When they think about 2023/24, some of them will be dealing with reformation where the original set-up didn’t work, and so they’re looking at a new PCN. Some of them will be embedding new members. You can read more about my thoughts on how to run a successful PCN here. And here.
Right now, I’m doing a number of workshops for the PCNs I work with, and a very similar theme tends to come up in all of them – if, when you’re looking ahead, you try to ignore what’s happening now that isn’t working, it will not get better on its own.
In these workshops, we have some common exercises to try to help people garner a communal view and get everybody pointed and pulling in the same direction.
Within this, there is something that comes up all the time, and that’s the separation of general practice and PCN. The practices tend to think in terms of practice first, and then the PCN is over in the distance somewhere with someone else looking after it on their behalf.
But network and practice are one and the same thing. They have to be, there’s so much work and money tied up in the PCN that practices cannot afford to just think about themselves, push the network to one side and assume someone else will manage the network on their behalf.
They have to be viewed as one and the same thing fundamentally. The PCN DES, for example, is a contract extension. The only people that can sign up to it are general practices, and therefore that’s what tells you they have to be viewed as one and the same thing.
Another thing we go through in the workshops is the types of concerns and problems that have come up over the time the practice has been part of the network. Getting all these issues out on the table gives me a chance to help and support them as I’ve almost certainly got examples of other people that have already been through the same problem.
We look at what motivates them, the challenges they’ve got and the reasons they might have to make a change. If doing nothing isn’t an option – and it usually isn’t – we firmly establish those reasons to give us an anchor point. So if the going gets tough further down the line, we have a reference point for them, we can go back and say, ‘Remember, this is why you want things to change; it’s no longer viable just to sit tight’.

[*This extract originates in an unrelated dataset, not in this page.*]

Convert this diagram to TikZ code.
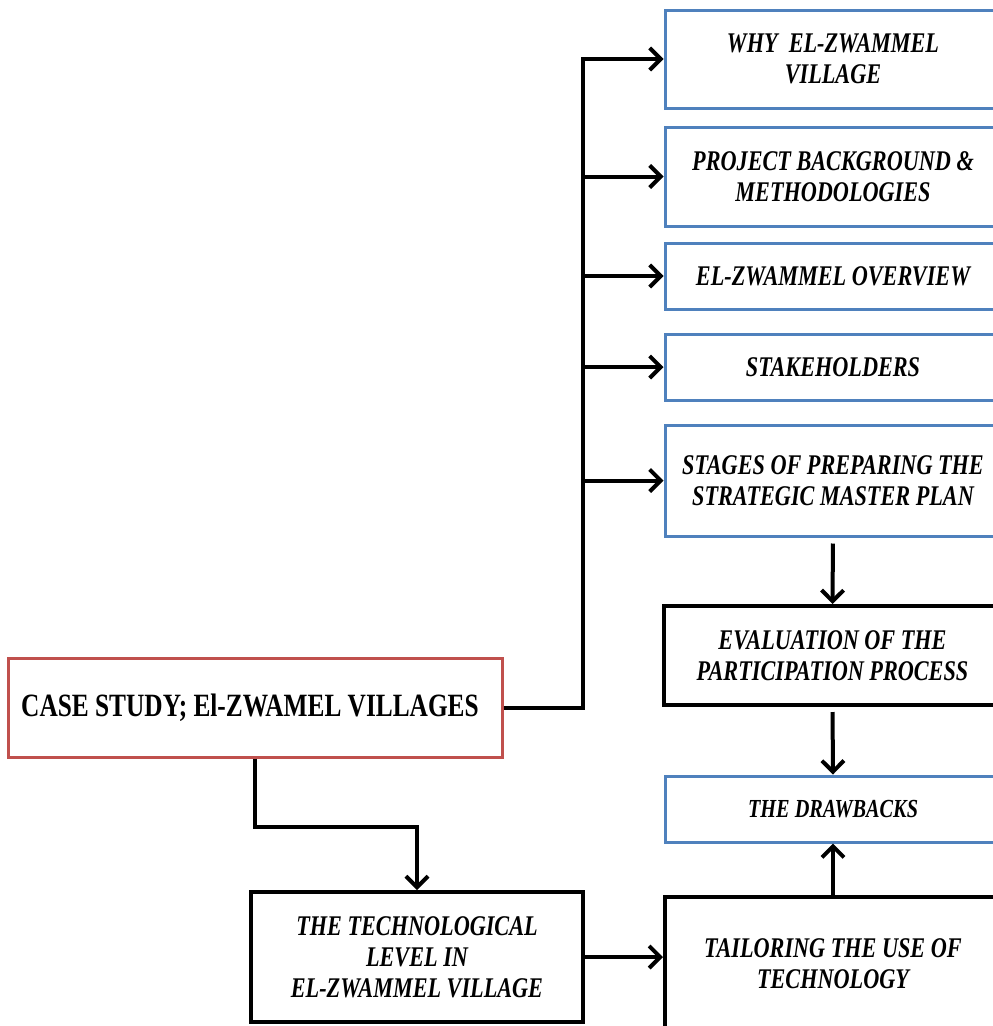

Quite often, I’ll do a piece of work around vision and values to ensure everybody is pointed in the same direction and we actually know what kind of organisational culture they want to have. Part of that is always going to take them into practice engagement. Usually, the complaint there is that the people sat on the network board know everything that’s going on and pretty much no-one else in the practices will have any interest in the network.
That attitude makes things really difficult because, of course, to get the network to deliver means the practices or the network team having to do something. If there’s no engagement, nothing will happen, and the network will fail to progress.
So there are fundamental issues they need to address. A number of the general practices I work with are looking at restructuring as a limited company to support the primary care network. You can read my blog looking at the pros and cons of this approach here.
Working this way could involve employing an Additional Roles Reimbursement Scheme team to manage the money and the risk, and we’re exploring other potential benefits in the workshops I’m currently running.
Everything is geared around making 2023/24 a successful year and making sure they can deliver exactly what’s required. Most importantly, the networks need to run smoothly. They are drowning in workload, they don’t have enough people to meet the demand, and there’s a desperate need to innovate and work in new and different ways.